July 17, 2010 in F
We have two days to find the flowers. My sister found the family tartan ribbon, in Darwin of all places. A courier is bringing it down now. We found thistles in Toowoomba, also on their way. But I will not have carnations. They are cheap. They smell like rotted life. When I smell them I am six again, sitting after school in the dark church. Jesus’ pained eyes watching me from the Stations of the Cross. His sacred heart throbbing, bleeding. Young stone saints prostrated before apparitions of The Virgin. My Mother stands, leaning over a sink in the vestry, trimming carnations and baby’s breath, her hands heavy with obligation. Last week’s flowers have sat seven days in still water. The stench chokes me. As I wait for her I pray all those long prayers I have so proudly learned by rote. I stumble through the middle of the Apostle’s Creed. I light a candle on the stand for everyone I know who has died. I put coins in the poor box and they clunk on top of the others. I always expect something to happen, like it is some kind of penny-arcade game. I long to peek behind the altar. The closest I’ve come was to stand on the top step. I never feel so watched as I do in an empty church. My Mother marches up to the altar without genuflecting and sets the new flowers down.

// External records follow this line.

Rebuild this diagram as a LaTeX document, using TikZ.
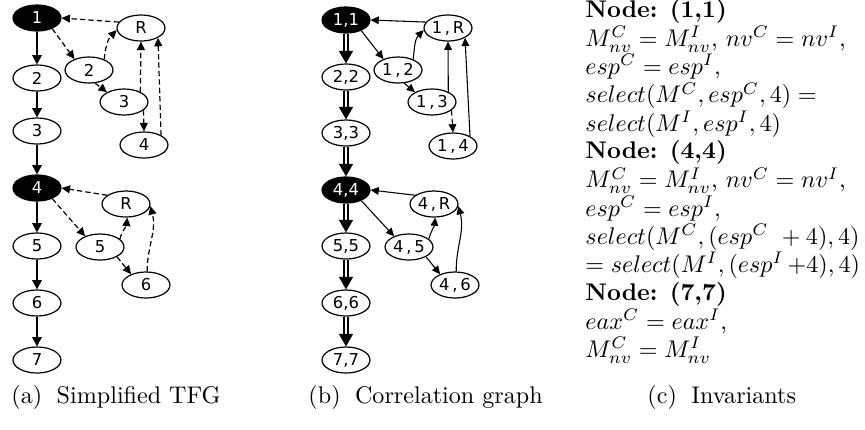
\documentclass[tikz,border=0pt]{standalone}
\usepackage{fontspec}
\newfontfamily\nodefont{DejaVu Sans}
\usetikzlibrary{shapes.geometric,arrows.meta}
\begin{document}
\begin{tikzpicture}[x=0.415pt,y=0.415pt,
  nd/.style={ellipse,draw,line width=0.5pt,minimum width=19.9pt,minimum height=10.8pt,inner sep=0pt,font=\nodefont\fontsize{6.8}{7}\selectfont},
  blk/.style={nd,fill=black,text=white},
  mainarr/.style={line width=0.6pt,-{Triangle[length=3.8pt,width=3.9pt]}},
  dsh/.style={line width=0.5pt,dash pattern=on 2.2pt off 1.3pt,-{Triangle[length=3.5pt,width=3.3pt]}},
  thinarr/.style={line width=0.45pt,-{Triangle[length=3.4pt,width=3.2pt]}},
  dbl/.style={double,double distance=1pt,line width=0.6pt,-{Triangle[length=5.2pt,width=5.8pt]}},
  txt/.style={anchor=base west,inner sep=0pt}
]
\useasboundingbox (0,0) rectangle (865,-429);
% (a)
\node[blk] (A1) at (37,-18) {1};
\node[nd] (A2) at (37,-78) {2};
\node[nd] (A3) at (37,-131) {3};
\node[blk] (A4) at (37,-188) {4};
\node[nd] (A5) at (37,-246) {5};
\node[nd] (A6) at (37,-303) {6};
\node[nd] (A7) at (37,-360) {7};
\node[nd] (AR1) at (141,-28) {R};
\node[nd] (A2r) at (89,-70) {2};
\node[nd] (A3r) at (124,-102) {3};
\node[nd] (A4r) at (144,-145) {4};
\node[nd] (AR2) at (126,-204) {R};
\node[nd] (A5r) at (100,-247) {5};
\node[nd] (A6r) at (146,-285) {6};
\draw[mainarr] (A1) -- (A2);
\draw[mainarr] (A2) -- (A3);
\draw[mainarr] (A3) -- (A4);
\draw[mainarr] (A4) -- (A5);
\draw[mainarr] (A5) -- (A6);
\draw[mainarr] (A6) -- (A7);
\draw[dsh] (AR1.165) -- (A1.east);
\draw[dsh] (A1.-35) -- (A2r.143);
\draw[dsh] (A2r.35) to[out=85,in=225] (AR1.185);
\draw[dsh] (A2r.-65) -- (A3r.150);
\draw[dsh] (A3r.32) -- (AR1.-90);
\draw[dsh] (A3r.-23) -- (A4r.north);
\draw[dsh] (A4r.30) -- (AR1.-30);
\draw[dsh] (AR2.155) -- (A4.east);
\draw[dsh] (A4.-35) -- (A5r.144);
\draw[dsh] (A5r.22) to[out=75,in=-95] (AR2.-85);
\draw[dsh] (A5r.-30) -- (A6r.144);
\draw[dsh] (A6r.85) to[out=90,in=-75] (AR2.-5);
% (b)
\node[blk] (B1) at (346,-20) {1,1};
\node[nd] (B2) at (346,-77) {2,2};
\node[nd] (B3) at (346,-133) {3,3};
\node[blk] (B4) at (346,-190) {4,4};
\node[nd] (B5) at (346,-246) {5,5};
\node[nd] (B6) at (346,-303) {6,6};
\node[nd] (B7) at (346,-360) {7,7};
\node[nd] (B1R) at (448,-28) {1\,,\,R};
\node[nd] (B12) at (398,-70) {1\,,\,2};
\node[nd] (B13) at (432,-102) {1\,,\,3};
\node[nd] (B14) at (453,-146) {1\,,\,4};
\node[nd] (B4R) at (434,-204) {4\,,\,R};
\node[nd] (B45) at (409,-247) {4\,,\,5};
\node[nd] (B46) at (455,-285) {4\,,\,6};
\draw[dbl] (B1) -- (B2);
\draw[dbl] (B2) -- (B3);
\draw[dbl] (B3) -- (B4);
\draw[dbl] (B4) -- (B5);
\draw[dbl] (B5) -- (B6);
\draw[dbl] (B6) -- (B7);
\draw[thinarr] (B1R.165) -- (B1.east);
\draw[thinarr] (B1.-35) -- (B12.143);
\draw[thinarr] (B12.35) to[out=85,in=225] (B1R.185);
\draw[thinarr] (B12.-65) -- (B13.150);
\draw[thinarr] (B13.32) -- (B1R.-90);
\draw[thinarr,dash pattern=on 2.2pt off 1.3pt] (B13.-23) -- (B14.north);
\draw[thinarr] (B14.30) -- (B1R.-30);
\draw[thinarr] (B4R.155) -- (B4.east);
\draw[thinarr] (B4.-35) -- (B45.144);
\draw[thinarr] (B45.22) to[out=75,in=-95] (B4R.-85);
\draw[thinarr] (B45.-30) -- (B46.144);
\draw[thinarr] (B46.85) to[out=90,in=-75] (B4R.-5);
% (c)
\node[txt] (c1) at (585,-17) {\textbf{Node: (1,1)}};
\node[txt] (c2) at (585,-46.3) {$M^C_{nv} = M^I_{nv}$, $nv^C = nv^I$,};
\node[txt] (c3) at (585,-74.6) {$esp^C = esp^I$,};
\node[txt] (c4) at (585,-102.9) {$select(M^C, esp^C, 4) =$};
\node[txt] (c5) at (585,-131.2) {$select(M^I, esp^I, 4)$};
\node[txt] (c6) at (585,-158.5) {\textbf{Node: (4,4)}};
\node[txt] (c7) at (585,-187.8) {$M^C_{nv} = M^I_{nv}$, $nv^C = nv^I$,};
\node[txt] (c8) at (585,-216.1) {$esp^C = esp^I$,};
\node[txt] (c9) at (585,-244.4) {$select(M^C, (esp^C\ + 4), 4)$};
\node[txt] (c10) at (585,-272.7) {$= select(M^I, (esp^I\,{+}4), 4)$};
\node[txt] (c11) at (585,-300) {\textbf{Node: (7,7)}};
\node[txt] (c12) at (585,-329.3) {$eax^C = eax^I$,};
\node[txt] (c13) at (585,-357.6) {$M^C_{nv} = M^I_{nv}$};
% captions
\node[txt] (capa) at (11,-403) {(a)\hspace{6pt}Simplified TFG};
\node[txt] (capb) at (308,-403) {(b)\hspace{6pt}Correlation graph};
\node[txt] (capc) at (647,-403) {(c)\hspace{6pt}Invariants};
\end{tikzpicture}
\end{document}
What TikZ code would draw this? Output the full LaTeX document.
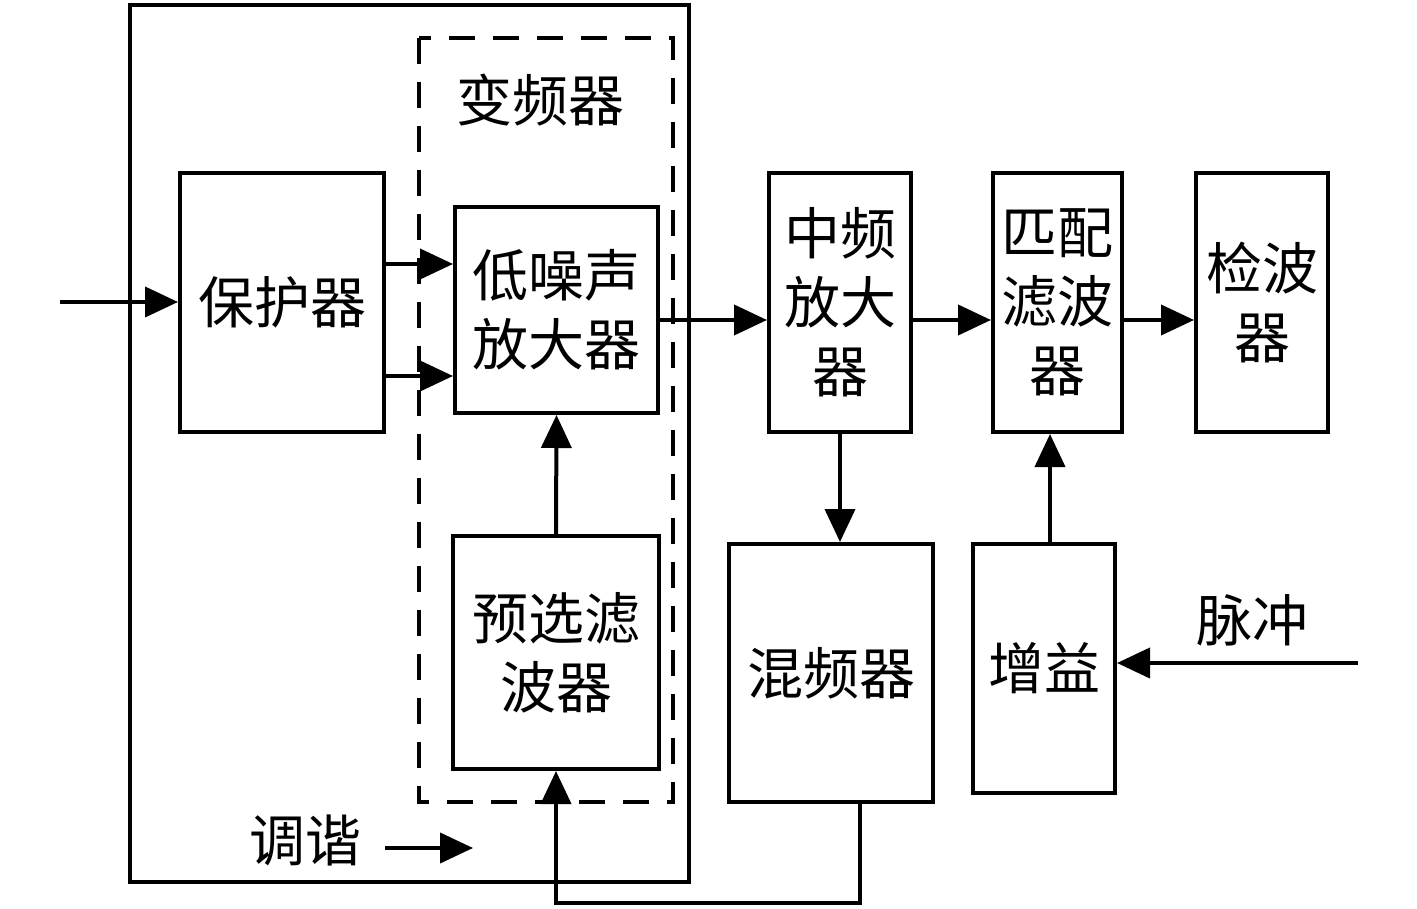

When she is done, we walk home. I don’t want to hold her hand. It smells like the dead flowers. We have a silent compromise. I grasp her little finger in my whole hand. She stops me at the Old Italian Lady’s house.
Look. This is a peony.
She gently bends a delicate bloom down to meet me. It is larger than my face. It is white, stained pink, like blood under a soft fall of snow.
This, I think, is what a flower is.
We have to get the peonies sent (frozen) from New York. They say they will be here. I truly believe I will never see them again.
On top of her casket, there are peonies. They seem small to me now.